─── Dataset section

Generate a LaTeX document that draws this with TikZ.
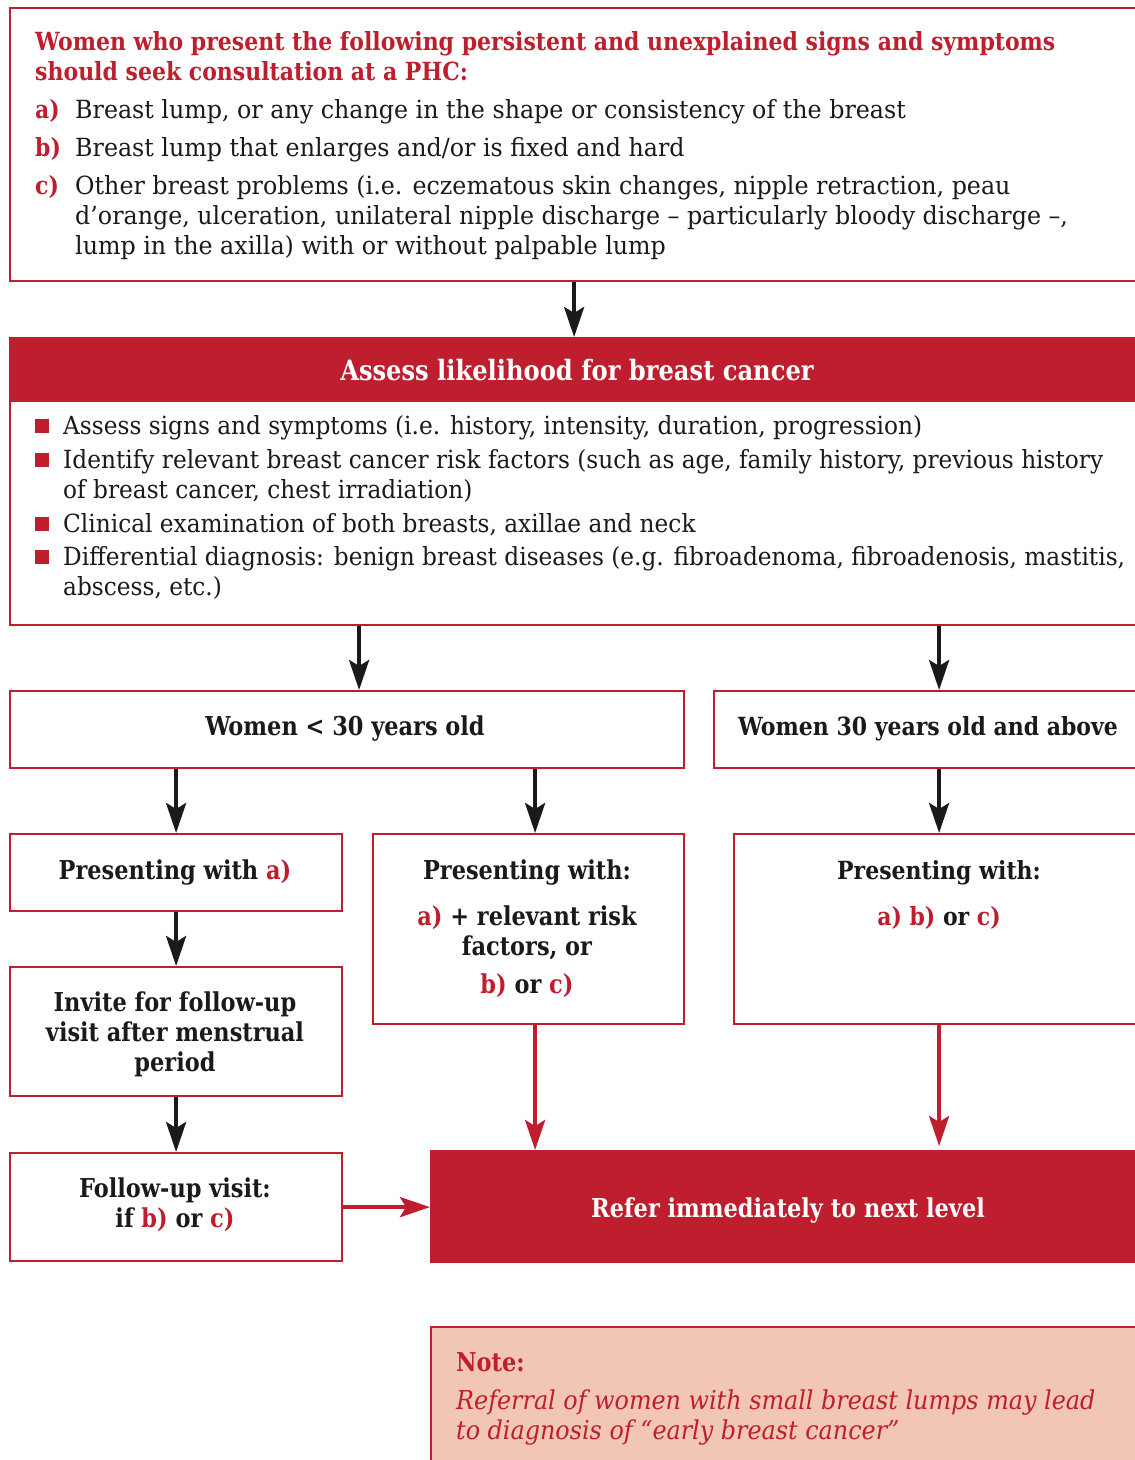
\documentclass[tikz,border=0pt]{standalone}
\usepackage{fontspec}
\setmainfont{DejaVu Serif}[FakeStretch=0.95]
\newfontfamily\bul{DejaVu Serif}[FakeStretch=0.93]
\newfontfamily\hb{DejaVu Serif}[FakeStretch=0.88]
\newfontfamily\cnd{DejaVu Serif Condensed}[FakeStretch=0.96]
\newfontfamily\cndi{DejaVu Serif Condensed}[FakeStretch=1.02]
\usetikzlibrary{arrows.meta}
\definecolor{brred}{HTML}{BE1E2D}
\definecolor{notebg}{HTML}{F2C6B4}
\definecolor{ink}{HTML}{1A1A1A}
\tikzset{
 frame/.style={draw=brred, line width=2.2pt, fill=white, inner sep=0pt, anchor=north west},
 redbox/.style={draw=brred, fill=brred, line width=2.2pt, inner sep=0pt, anchor=north west},
 notebox/.style={draw=brred, fill=notebg, line width=2.2pt, inner sep=0pt, anchor=north west},
 body/.style={font=\fontsize{25}{30}\selectfont, text=ink, inner sep=0pt, anchor=base west},
 bbody/.style={font=\bul\fontsize{25}{30}\selectfont, text=ink, inner sep=0pt, anchor=base west},
 lab/.style={font=\hb\bfseries\fontsize{25}{30}\selectfont, text=brred, inner sep=0pt, anchor=base west},
 head/.style={font=\hb\bfseries\fontsize{25}{30}\selectfont, text=brred, inner sep=0pt, anchor=base west},
 cb/.style={font=\cnd\bfseries\fontsize{26}{30}\selectfont, text=ink, inner sep=0pt, anchor=base},
 wb/.style={font=\hb\bfseries\fontsize{25}{30}\selectfont, text=ink, inner sep=0pt, anchor=base},
 noteit/.style={font=\cndi\itshape\fontsize{26}{30}\selectfont, text=brred, inner sep=0pt, anchor=base west},
 blk/.style={draw=ink, line width=4pt, -{Stealth[length=30pt,width=20pt,inset=6pt]}},
 rar/.style={draw=brred, line width=4pt, -{Stealth[length=30pt,width=20pt,inset=6pt]}},
 sq/.style={fill=brred, minimum size=14pt, inner sep=0pt},
}
\newcommand\rd[1]{\textcolor{brred}{#1}}
\begin{document}
\begin{tikzpicture}[x=1pt,y=-1pt]
\clip (0,0) rectangle (1135,1460);
\fill[white] (0,0) rectangle (1135,1460);

% boxes
\node[frame, minimum width=1128pt, minimum height=273pt] (top) at (9,7) {};
\node[frame, minimum width=1128pt, minimum height=287pt] (assess) at (9,337) {};
\node[redbox, minimum width=1128pt, minimum height=63pt] (assesshead) at (9,337) {};
\node[frame, minimum width=674pt, minimum height=77pt] (young) at (9,690) {};
\node[frame, minimum width=424pt, minimum height=77pt] (old) at (713,690) {};
\node[frame, minimum width=332pt, minimum height=77pt] (pa) at (9,833) {};
\node[frame, minimum width=311pt, minimum height=190pt] (mid) at (372,833) {};
\node[frame, minimum width=404pt, minimum height=190pt] (right) at (733,833) {};
\node[frame, minimum width=332pt, minimum height=129pt] (invite) at (9,966) {};
\node[frame, minimum width=332pt, minimum height=108pt] (follow) at (9,1152) {};
\node[redbox, minimum width=707pt, minimum height=111pt] (refer) at (430,1150) {};
\node[notebox, minimum width=707pt, minimum height=140pt] (note) at (430,1326) {};

% top box text
\node[head] (h1) at (35,50) {Women who present the following persistent and unexplained signs and symptoms};
\node[head] (h2) at (35,80) {should seek consultation at a PHC:};
\node[lab] (la) at (35,118) {a)};
\node[body] (ta) at (75,118) {Breast lump, or any change in the shape or consistency of the breast};
\node[lab] (lb) at (35,156) {b)};
\node[body] (tb) at (75,156) {Breast lump that enlarges and/or is fixed and hard};
\node[lab] (lc) at (35,194) {c)};
\node[body] (tc1) at (75,194) {Other breast problems (i.e. eczematous skin changes, nipple retraction, peau};
\node[body] (tc2) at (75,224) {d’orange, ulceration, unilateral nipple discharge – particularly bloody discharge –,};
\node[body] (tc3) at (75,254) {lump in the axilla) with or without palpable lump};

% assess
\node[font=\cnd\bfseries\fontsize{28}{34}\selectfont, text=white, inner sep=0pt, anchor=base] (atitle) at (577,380) {Assess likelihood for breast cancer};
\node[sq] (s1) at (42,426) {};
\node[bbody] (b1) at (63,434) {Assess signs and symptoms (i.e. history, intensity, duration, progression)};
\node[sq] (s2) at (42,460) {};
\node[bbody] (b2a) at (63,468) {Identify relevant breast cancer risk factors (such as age, family history, previous history};
\node[bbody] (b2b) at (63,498) {of breast cancer, chest irradiation)};
\node[sq] (s3) at (42,524) {};
\node[bbody] (b3) at (63,532) {Clinical examination of both breasts, axillae and neck};
\node[sq] (s4) at (42,557) {};
\node[bbody] (b4a) at (63,565) {Differential diagnosis: benign breast diseases (e.g. fibroadenoma, fibroadenosis, mastitis,};
\node[bbody] (b4b) at (63,595) {abscess, etc.)};

% branch texts
\node[cb] (tyoung) at (345,735) {Women < 30 years old};
\node[wb] (told) at (928,735) {Women 30 years old and above};
\node[cb] (tpa) at (175,879) {Presenting with \rd{a)}};
\node[cb] (tm1) at (527,879) {Presenting with:};
\node[cb] (tm2) at (527,925) {\rd{a)} + relevant risk};
\node[cb] (tm3) at (527,955) {factors, or};
\node[cb] (tm4) at (527,993) {\rd{b)} or \rd{c)}};
\node[wb] (tr1) at (939,879) {Presenting with:};
\node[wb] (tr2) at (939,925) {\rd{a) b)} or \rd{c)}};
\node[cb] (ti1) at (175,1011) {Invite for follow-up};
\node[cb] (ti2) at (175,1041) {visit after menstrual};
\node[cb] (ti3) at (175,1071) {period};
\node[cb] (tf1) at (175,1197) {Follow-up visit:};
\node[cb] (tf2) at (175,1227) {if \rd{b)} or \rd{c)}};
\node[cb, text=white] (tref) at (788,1217) {Refer immediately to next level};
\node[cb, text=brred, anchor=base west] (tn1) at (456,1371) {Note:};
\node[noteit] (tn2) at (456,1409) {Referral of women with small breast lumps may lead};
\node[noteit] (tn3) at (456,1439) {to diagnosis of “early breast cancer”};

% connectors
\draw[blk] (top.south) -- (assess.north);
\draw[blk] ([xshift=12pt]young.north |- assess.south) -- ([xshift=12pt]young.north);
\draw[blk] ([xshift=13pt]old.north |- assess.south) -- ([xshift=13pt]old.north);
\draw[blk] (young.south -| pa.north) -- (pa.north);
\draw[blk] ([xshift=6.5pt]mid.north |- young.south) -- ([xshift=6.5pt]mid.north);
\draw[blk] ([xshift=13pt]old.south) -- ([xshift=13pt]old.south |- right.north);
\draw[blk] (pa.south) -- (invite.north);
\draw[blk] (invite.south) -- (follow.north);
\draw[rar] ([xshift=6.5pt]mid.south) -- ([xshift=6.5pt]mid.south |- refer.north);
\draw[rar] ([xshift=3pt]right.south) -- ([xshift=3pt,yshift=4pt]right.south |- refer.north);
\draw[rar] (follow.east) -- (follow.east -| refer.west);
\end{tikzpicture}
\end{document}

──────

Where a line holds the string "with", copy that line.

Generate a LaTeX document that draws this with TikZ.
\node[body] (tc3) at (75,254) {lump in the axilla) with or without palpable lump};
\node[cb] (tpa) at (175,879) {Presenting with \rd{a)}};
\node[cb] (tm1) at (527,879) {Presenting with:};
\node[wb] (tr1) at (939,879) {Presenting with:};
\node[noteit] (tn2) at (456,1409) {Referral of women with small breast lumps may lead};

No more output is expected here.